Bench-scale testing was performed on water from the Bakken formation in North Dakota. Analytical testing was performed by an independent lab. For this test, untreated water was run through the pHyX system, then treated with coagulant and allowed to settle. Treated water samples were collected from the supernatant of settled samples. (Data courtesy of Produced Water Solutions)


Many of the same oxidative reactions that destroy organic chemicals also can contribute to disinfection of the fluid stream. Oxidizers work as a biocide by oxidizing the cell membrane of the microorganism that leads to a structural collapse of the cell, resulting in cell lysis and total biological failure.

Additionally, when the system is operated at higher pressures, it is postulated that the shear induced at various points in the system by turbulent flow, cavitation, and the force from impact on the deflector may serve to physically lyse cells, further contributing to biocidal effects.

In the table, the change in adenosine triphosphate (ATP) results between the untreated and treated waters indicates disinfection occurring within the pHyX system. ATP is a functional nucleoside triphosphate that behaves as a coenzyme within cells. ATP serves as a shuttle, delivering chemical energy from storage locations to areas where energy is required. Thus, a reduction in ATP indicates a reduction in living microorganisms.

Platform, in-line reactor

All chemical reactions depend on one piece of matter bumping into another piece of matter (with the required energy present) for the reaction to occur.

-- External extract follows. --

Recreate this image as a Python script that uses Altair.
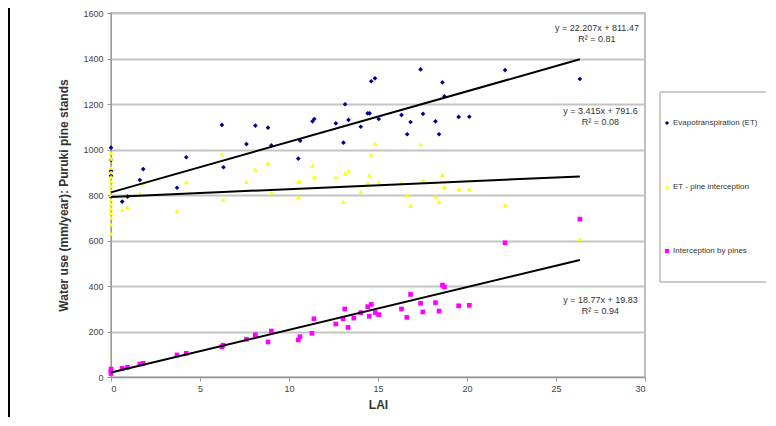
import altair as alt
import pandas as pd

# ---- data ----
et_lai = [0, 0, 0, 0, 0, 0.63, 0.93, 1.62, 1.81, 3.71, 4.23, 6.23, 6.32, 7.61, 8.11, 8.82, 9.01,
          10.52, 10.63, 11.32, 11.42, 12.63, 13.06, 13.15, 13.34, 14.03, 14.42, 14.53, 14.62, 14.83,
          15.04, 16.32, 16.64, 16.83, 17.39, 17.53, 18.23, 18.43, 18.62, 18.73, 19.53, 20.13, 22.14, 26.34]
et_val = [1008, 954, 905, 885, 792, 771, 793, 866, 914, 832, 966, 1108, 922, 1024, 1105, 1096, 1018,
          960, 1039, 1124, 1134, 1115, 1030, 1199, 1130, 1100, 1159, 1159, 1300, 1313,
          1134, 1152, 1067, 1121, 1352, 1157, 1124, 1067, 1295, 1234, 1143, 1144, 1349, 1310]

etp_lai = [0] * 16 + [0.63, 0.93, 1.62, 1.81, 3.71, 4.23, 6.23, 6.32, 7.61, 8.11, 8.82, 9.01,
          10.52, 10.52, 10.63, 11.32, 11.43, 12.63, 13.04, 13.15, 13.34, 14.03, 14.44, 14.51, 14.62, 14.83,
          15.04, 16.32, 16.64, 16.83, 17.39, 17.53, 18.23, 18.43, 18.62, 18.73, 19.53, 20.13, 22.14, 26.34]
etp_val = [985, 960, 920, 900, 880, 860, 840, 820, 800, 780, 760, 740, 720, 700, 670, 630,
          734, 746, 807, 847, 731, 856, 979, 778, 857, 913, 941, 810,
          858, 790, 858, 929, 878, 878, 769, 895, 907, 813, 850, 888, 977, 1026,
          856, 854, 800, 753, 1023, 866, 793, 771, 889, 835, 825, 825, 756, 607]

int_lai = [0, 0, 0, 0.63, 0.93, 1.62, 1.81, 3.71, 4.23, 6.23, 6.3, 7.61, 8.11, 8.82, 9.01,
           10.52, 10.61, 11.29, 11.4, 12.63, 13.04, 13.13, 13.32, 13.64, 14.03, 14.42, 14.51, 14.62, 14.85,
           15.04, 16.32, 16.62, 16.83, 17.39, 17.52, 18.23, 18.43, 18.62, 18.73, 19.53, 20.13, 22.14, 26.34]
int_val = [15, 25, 35, 38, 43, 57, 60, 97, 104, 133, 140, 166, 186, 154, 202,
           163, 177, 192, 256, 233, 256, 299, 218, 259, 283, 309, 267, 319, 283,
           274, 299, 262, 363, 324, 286, 327, 290, 404, 396, 313, 315, 590, 694]

series_names = ["Evapotranspiration (ET)", "ET - pine interception", "Interception by pines"]
series_colors = ["#000099", "#FFFF00", "#FF00FF"]
series_shapes = ["diamond", "triangle-up", "square"]

# trend-line coefficients (slope, intercept) and labels
slopes = [22.207, 3.415, 18.77]
intercepts = [811.47, 791.6, 19.83]
eq_text = ["y = 22.207x + 811.47", "y = 3.415x + 791.6", "y = 18.77x + 19.83"]
r2_text = ["R² = 0.81", "R² = 0.08", "R² = 0.94"]

x_ticks = [0, 5, 10, 15, 20, 25, 30]
y_ticks = [0, 200, 400, 600, 800, 1000, 1200, 1400, 1600]

# ---- tables ----
rows = []
for name, xs, ys in zip(series_names, [et_lai, etp_lai, int_lai], [et_val, etp_val, int_val]):
    for a, b in zip(xs, ys):
        rows.append({"LAI": a, "val": b, "series": name})
pts = pd.DataFrame(rows)

x_max = max(et_lai)
trend_rows = []
for i, (m, c) in enumerate(zip(slopes, intercepts)):
    trend_rows.append({"LAI": 0, "val": c, "id": i})
    trend_rows.append({"LAI": x_max, "val": m * x_max + c, "id": i})
trend = pd.DataFrame(trend_rows)

# label anchor positions (data coordinates)
lab_x = [27.3, 27.5, 27.5]
lab_y = [1535, 1170, 340]
labels = pd.DataFrame({
    "LAI": lab_x + lab_x,
    "val": lab_y + [v - 48 for v in lab_y],
    "txt": eq_text + r2_text,
})

X = alt.X("LAI:Q", scale=alt.Scale(domain=[0, 30], nice=False),
          axis=alt.Axis(values=x_ticks, grid=False, title="LAI", titleFontSize=12,
                        titleFontWeight="bold", titleColor="#333333", titlePadding=6,
                        labelFontSize=9, labelColor="#444444", tickColor="#999999",
                        domainColor="#999999", tickSize=4, labelPadding=3))
Y = alt.Y("val:Q", scale=alt.Scale(domain=[0, 1600], nice=False),
          axis=alt.Axis(values=y_ticks, format="d", grid=True, gridColor="#c4c4c4", gridWidth=2,
                        title="Water use (mm/year): Puruki pine stands", titleFontSize=12,
                        titleFontWeight="bold", titleColor="#333333", titlePadding=12,
                        labelFontSize=9, labelColor="#444444", tickColor="#999999",
                        domainColor="#999999", tickSize=4, labelPadding=4))

points = alt.Chart(pts).mark_point(filled=True, opacity=1, size=22).encode(
    x=X, y=Y,
    color=alt.Color("series:N",
                    scale=alt.Scale(domain=series_names, range=series_colors),
                    legend=alt.Legend(title=None, orient="none", legendX=552, legendY=106,
                                      rowPadding=56, labelFontSize=8, labelColor="#333333",
                                      symbolSize=18, labelOffset=2, padding=0)),
    shape=alt.Shape("series:N", scale=alt.Scale(domain=series_names, range=series_shapes),
                    legend=None),
)

lines = alt.Chart(trend).mark_line(color="black", strokeWidth=2).encode(
    x="LAI:Q", y="val:Q", detail="id:N")

texts = alt.Chart(labels).mark_text(fontSize=9, color="#333333", font="Liberation Sans",
                                    align="center", baseline="middle").encode(
    x="LAI:Q", y="val:Q", text="txt:N")

legend_box = alt.Chart(pd.DataFrame({"k": [0]})).mark_rect(
    fill=None, stroke="#999999", strokeWidth=1).encode(
    x=alt.value(549), x2=alt.value(656), y=alt.value(79), y2=alt.value(269))

outer = alt.Chart(pd.DataFrame({"k": [0]})).mark_rule(color="black", strokeWidth=2).encode(
    x=alt.value(-102), y=alt.value(-20), y2=alt.value(420))

chart = alt.layer(points, lines, texts, legend_box, outer).properties(
    width=534, height=364,
    autosize=alt.AutoSizeParams(type="none"),
    padding={"left": 103, "top": 5, "right": 121, "bottom": 40},
).configure(font="Liberation Sans").configure_view(
    stroke="#aaaaaa", strokeWidth=1.5
)

chart.save("out.html", embed_options={"renderer": "svg", "actions": False})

To improve matter-on-matter contact, several methods can be used: increasing the amount of mixing (or turbulence); the available surface area for contact (by shrinking the volume of the particle to be contacted, or “atomizing” the fluid); and/or the amount of energy in the system (by increasing the pressure or temperature). The pHyX system can accomplish all of these.

Using the Venturi effect within pHyX, nearly any gas or liquid reagent can be introduced into the process stream. The process stream also can be operated under pressure (up to 1,000 psi or more) to increase reagent solubility.

The turbulent flow within the reaction chamber, the flow along the deflector, the “atomizing” effect of the deflector, and mixing within the containment chamber all serve to decrease reaction time.

Dissolved air flotation systems

Traditional dissolved air flotation (DAF) systems recycle only a small portion of water under pressure; air is injected into the recycle stream and dissolved under pressure.

When the water reenters the DAF system at atmospheric pressure, the oversaturated air comes out of solution as very fine bubbles. These fine bubbles attach to solids, floating them to the surface of the containment tank for removal by skimming.

In comparison with traditional DAF systems, using a pHyX-in-DAF system eliminates the need for both an air compressor and a pressurized recycle line.